7. Efficient IPU I/O

When developing applications for the IPU, maximising the I/O performance is important. If an application is I/O-bound, after optimisation of the host data loading, then you can explore further optimisations of the movement of data into the IPU. This chapter will cover three options that can improve I/O performance.

7.1. Prefetch elements

The option to prefetch multiple dataset elements allows TensorFlow and Poplar to move input data logically closer to the IPU before it is needed. This can be in the Streaming Memory (DRAM attached to the IPU-Machine, for example an IPU-M2000 or a Bow-2000). A symptom of data not being available to the IPU when required is large StreamCopyBegin programs in the PopVision execution trace.

An application with a long ``StreamCopyBegin``

Fig. 7.1 An application with a long wait for StreamCopyBegin.

You can enable and set prefetch using the prefetch_depth option on the IPUInfeedQueue constructor or the IPU Keras API functions. Setting this option to a value greater than 1 will instruct TensorFlow and Poplar to move up to prefetch_depth dataset elements into a staging area near the IPU.

An application with a short ``StreamCopyBegin``

Fig. 7.2 The same application without a long wait for StreamCopyBegin.

7.2. I/O Tiles

The option to designate a number of IPU-tiles to be “I/O tiles” allows TensorFlow to construct the Poplar graph so that the data transfer and the computation can overlap in time. This is useful when the StreamCopyMid is taking a significant proportion of the application’s runtime and blocking computation.

Note

This will only overlap I/O with computation for a single IPU application or a pipelined application using the grouped schedule. See Section 6.5, Pipelined training for more detail.
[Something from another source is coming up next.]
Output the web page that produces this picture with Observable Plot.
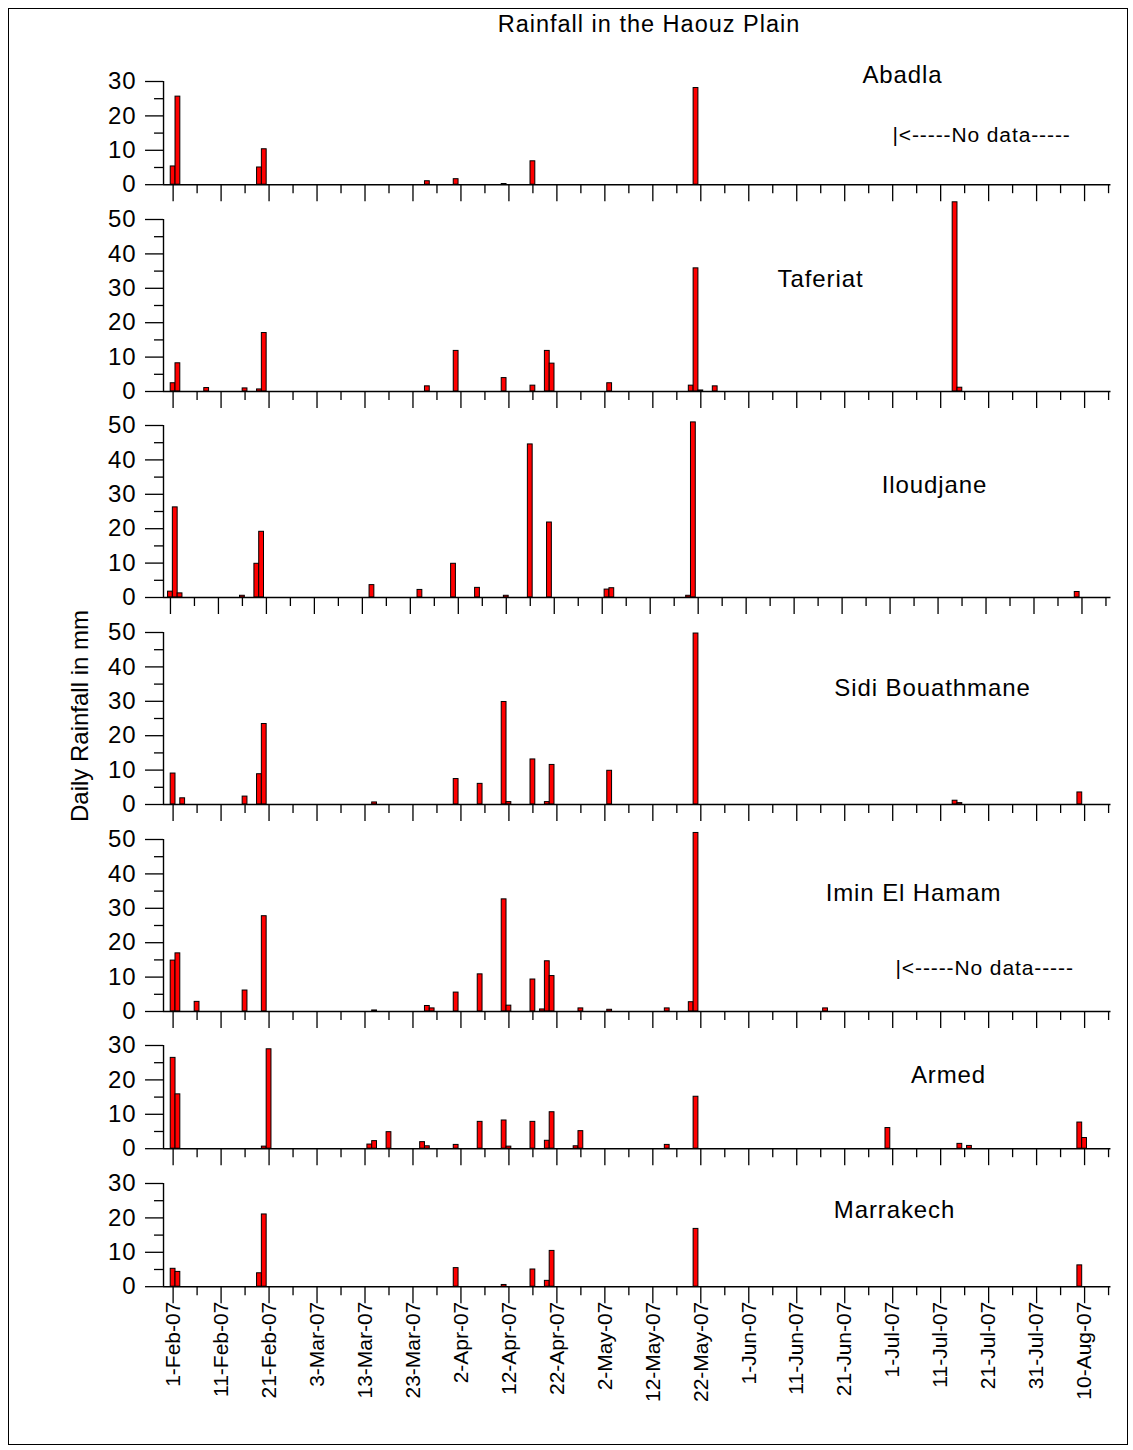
<!DOCTYPE html>
<html><head><meta charset="utf-8">
<script src="https://cdn.jsdelivr.net/npm/d3@7"></script>
<script src="https://cdn.jsdelivr.net/npm/@observablehq/plot@0.6"></script>
<style>
body{margin:0;background:#fff;}
#chart{position:relative;width:1133px;height:1450px;font-family:"Liberation Sans",Arial,sans-serif;background:#fff;}
#chart svg{position:absolute;left:0;overflow:visible;}
</style></head><body><div id="chart"></div>
<script>
// ---------------- DATA ----------------
const title = "Rainfall in the Haouz Plain";
const yLabel = "Daily Rainfall in mm";
const stations = ["Abadla", "Taferiat", "Iloudjane", "Sidi Bouathmane", "Imin El Hamam", "Armed", "Marrakech"];
const yTops = [30, 50, 50, 50, 50, 30, 30];
const noDataText = "|<-----No data-----";
const xTickLabels = ["1-Feb-07","11-Feb-07","21-Feb-07","3-Mar-07","13-Mar-07","23-Mar-07","2-Apr-07","12-Apr-07","22-Apr-07","2-May-07","12-May-07","22-May-07","1-Jun-07","11-Jun-07","21-Jun-07","1-Jul-07","11-Jul-07","21-Jul-07","31-Jul-07","10-Aug-07"];

const abadla = [["2007-02-01",5.3],["2007-02-02",25.6],["2007-02-19",5.0],["2007-02-20",10.3],["2007-03-26",1.0],["2007-04-01",1.6],["2007-04-11",0.2],["2007-04-17",6.8],["2007-05-21",28.1]];
const taferiat = [["2007-02-01",2.4],["2007-02-02",8.2],["2007-02-08",1.0],["2007-02-16",0.9],["2007-02-19",0.6],["2007-02-20",17.0],["2007-03-26",1.5],["2007-04-01",11.8],["2007-04-11",3.9],["2007-04-17",1.7],["2007-04-20",11.8],["2007-04-21",8.1],["2007-05-03",2.4],["2007-05-20",1.7],["2007-05-21",35.8],["2007-05-22",0.3],["2007-05-25",1.5],["2007-07-14",55.0],["2007-07-15",1.1]];
const iloudjane = [["2007-02-01",1.7],["2007-02-02",26.2],["2007-02-03",1.2],["2007-02-16",0.5],["2007-02-19",9.8],["2007-02-20",19.1],["2007-03-15",3.6],["2007-03-25",2.2],["2007-04-01",9.8],["2007-04-06",2.8],["2007-04-12",0.5],["2007-04-17",44.5],["2007-04-21",21.8],["2007-05-03",2.3],["2007-05-04",2.7],["2007-05-20",0.5],["2007-05-21",50.9],["2007-08-09",1.6]];
const sidiBouathmane = [["2007-02-01",9.0],["2007-02-03",1.8],["2007-02-16",2.3],["2007-02-19",8.8],["2007-02-20",23.4],["2007-03-15",0.6],["2007-04-01",7.4],["2007-04-06",6.0],["2007-04-11",29.8],["2007-04-12",0.7],["2007-04-17",13.1],["2007-04-20",0.7],["2007-04-21",11.5],["2007-05-03",9.8],["2007-05-21",49.7],["2007-07-14",1.1],["2007-07-15",0.4],["2007-08-09",3.5]];
const iminElHamam = [["2007-02-01",14.8],["2007-02-02",16.9],["2007-02-06",2.8],["2007-02-16",6.1],["2007-02-20",27.7],["2007-03-15",0.3],["2007-03-26",1.6],["2007-03-27",0.9],["2007-04-01",5.5],["2007-04-06",10.8],["2007-04-11",32.6],["2007-04-12",1.7],["2007-04-17",9.3],["2007-04-19",0.6],["2007-04-20",14.6],["2007-04-21",10.3],["2007-04-27",0.9],["2007-05-03",0.5],["2007-05-15",0.9],["2007-05-20",2.7],["2007-05-21",51.9],["2007-06-17",0.9]];
const armed = [["2007-02-01",26.4],["2007-02-02",15.8],["2007-02-20",0.6],["2007-02-21",28.9],["2007-03-14",1.2],["2007-03-15",2.2],["2007-03-18",4.8],["2007-03-25",1.9],["2007-03-26",0.7],["2007-04-01",1.1],["2007-04-06",7.8],["2007-04-11",8.2],["2007-04-12",0.6],["2007-04-17",7.8],["2007-04-20",2.3],["2007-04-21",10.6],["2007-04-26",0.7],["2007-04-27",5.1],["2007-05-15",1.1],["2007-05-21",15.1],["2007-06-30",6.0],["2007-07-15",1.4],["2007-07-17",0.8],["2007-08-09",7.6],["2007-08-10",3.1]];
const marrakech = [["2007-02-01",5.2],["2007-02-02",4.3],["2007-02-19",3.9],["2007-02-20",21.0],["2007-04-01",5.4],["2007-04-11",0.5],["2007-04-17",5.0],["2007-04-20",1.7],["2007-04-21",10.4],["2007-05-21",16.8],["2007-08-09",6.2]];
const series = [abadla, taferiat, iloudjane, sidiBouathmane, iminElHamam, armed, marrakech];
const noDataPanels = [0, 4];

// ---------------- LAYOUT ----------------
const W = 1133, H = 1450;
const PX_PER_MM = 3.44;
const ML = 163, MR = 22.5;
const firstTop = 80.7, gap = 34.7;
const labelPos = [[902,75],[820,278],[934,485],[932,688],[913,893],[948,1075],[894,1210]];
const noDataPos = [[892,134],[895,967]];
const xShiftDays = [0,0,0.55,0,0,0,0];

const parseDay = d3.utcParse("%Y-%m-%d");
const parseTick = d3.utcParse("%d-%b-%y");
const fmtTick = d3.utcFormat("%-d-%b-%y");
const DAY = 864e5, HALF = DAY / 2;
const majorTicks = xTickLabels.map(parseTick);
const minorTicks = majorTicks.map(d => d3.utcDay.offset(d, 5));
const baseStart = +majorTicks[0] - 2 * DAY;
const baseEnd = +majorTicks[0] + 195.5 * DAY;

const chart = document.getElementById("chart");

let axisTop = firstTop;
stations.forEach((name, i) => {
  const yTop = yTops[i];
  const plotH = yTop * PX_PER_MM;
  const last = i === stations.length - 1;
  const mt = 30, mb = last ? 150 : 22;
  const shift = xShiftDays[i] * DAY;
  const data = series[i].map(([d, v]) => ({date: parseDay(d), value: v}));
  const [lx, ly] = labelPos[i];
  const marks = [
    Plot.rect(data, {
      x1: d => new Date(+d.date - HALF), x2: d => new Date(+d.date + HALF),
      y1: 0, y2: "value", fill: "#ff0000", stroke: "#000", strokeWidth: 1
    }),
    Plot.ruleY([0], {stroke: "#000", strokeWidth: 1.4}),
    Plot.ruleX([new Date(baseStart + shift)], {y1: 0, y2: yTop, stroke: "#000", strokeWidth: 1.4}),
    Plot.axisY({ticks: d3.range(0, yTop + 1, 10), tickSize: 18, tickPadding: 9, fontSize: 24, label: null, stroke: "#000", strokeWidth: 1.3, fill: "#000"}),
    Plot.axisY({ticks: d3.range(5, yTop, 10), tickSize: 9, tickFormat: () => "", label: null, stroke: "#000", strokeWidth: 1.3}),
    Plot.axisX({ticks: majorTicks, tickSize: 17, label: null, stroke: "#000", strokeWidth: 1.3, fill: "#000",
      tickFormat: last ? fmtTick : () => "", tickRotate: last ? -90 : 0, fontSize: 21, tickPadding: -2}),
    Plot.axisX({ticks: minorTicks, tickSize: 9, label: null, stroke: "#000", strokeWidth: 1.3, tickFormat: () => ""}),
    Plot.text([name], {frameAnchor: "top-left", dx: lx - ML, dy: ly - axisTop, text: d => d,
      textAnchor: "middle", lineAnchor: "middle", fontSize: 24, fill: "#000"})
  ];
  const nd = noDataPanels.indexOf(i);
  if (nd >= 0) {
    const [nx, ny] = noDataPos[nd];
    marks.push(Plot.text([noDataText], {frameAnchor: "top-left", dx: nx - ML, dy: ny - axisTop, text: d => d,
      textAnchor: "start", lineAnchor: "middle", fontSize: 21, fill: "#000"}));
  }
  const svg = Plot.plot({
    width: W, height: mt + plotH + mb,
    marginLeft: ML, marginRight: MR, marginTop: mt, marginBottom: mb,
    style: {background: "none", overflow: "visible", fontFamily: '"Liberation Sans", Arial, sans-serif'},
    x: {type: "utc", domain: [new Date(baseStart + shift), new Date(baseEnd + shift)]},
    y: {domain: [0, yTop]},
    marks
  });
  svg.style.top = (axisTop - mt) + "px";
  d3.select(svg).selectAll('g[aria-label="y-axis tick label"] text, g[aria-label="text"] text')
    .style("letter-spacing", "0.9px");
  chart.appendChild(svg);
  axisTop += plotH + gap;
});

// overlay: frame, title, y-axis title
const ov = d3.select(chart).append("svg").attr("width", W).attr("height", H).style("top", "0px")
  .style("pointer-events", "none");
ov.append("rect").attr("x", 8.5).attr("y", 8.5).attr("width", 1119).attr("height", 1436)
  .attr("fill", "none").attr("stroke", "#000").attr("stroke-width", 1);
ov.append("text").attr("x", 649).attr("y", 24).attr("text-anchor", "middle").attr("dy", "0.35em")
  .attr("font-size", 23.5).style("letter-spacing", "1px").attr("font-family", '"Liberation Sans", Arial, sans-serif').text(title);
ov.append("text").attr("transform", "translate(80,716) rotate(-90)").attr("text-anchor", "middle").attr("dy", "0.35em")
  .attr("font-size", 24).attr("font-family", '"Liberation Sans", Arial, sans-serif').text(yLabel);
</script></body></html>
An application with a long inline StreamCopyMid

Fig. 7.3 An application serialised on a long StreamCopyMid.

You can set the number of I/O tiles to use during execution when configuring the IPU. This is set using the io_tiles.num_io_tiles configuration option of the IPUConfig:

from tensorflow.python import ipu
...
config = ipu.config.IPUConfig()
config.io_tiles.num_io_tiles = 128
config.io_tiles.place_ops_on_io_tiles = True
An application a StreamCopyMid overlapped with compute

Fig. 7.4 The same application with the StreamCopyMid parallelised.

You should carefully tune the number of IPU-tiles designated to be I/O tiles because these tiles cannot participate in the computation. This means that a very large number of I/O tiles can cause performance regressions in the main computation. However, too few I/O tiles can cause the transferred tensors to not fit in the available tile memory. Therefore, this may require some experimentation to find the best value for a specific application.

7.3. uint8 data

Using uint8 data, or converting existing data to uint8 before training, enables increased bandwidth and lower memory usage at the cost of decreased precision.

We do not support doing calculations directly in uint8, however in many cases TensorFlow will implicitly cast uint8 tensors to an appropriate data type. This means that often you can use uint8 data without requiring any changes to your model.

In some cases you will need to manually insert cast operations at the beginning of the model. This can be done using keras.backend.cast. For Sequential models, this can be wrapped in a keras.layers.Lambda layer.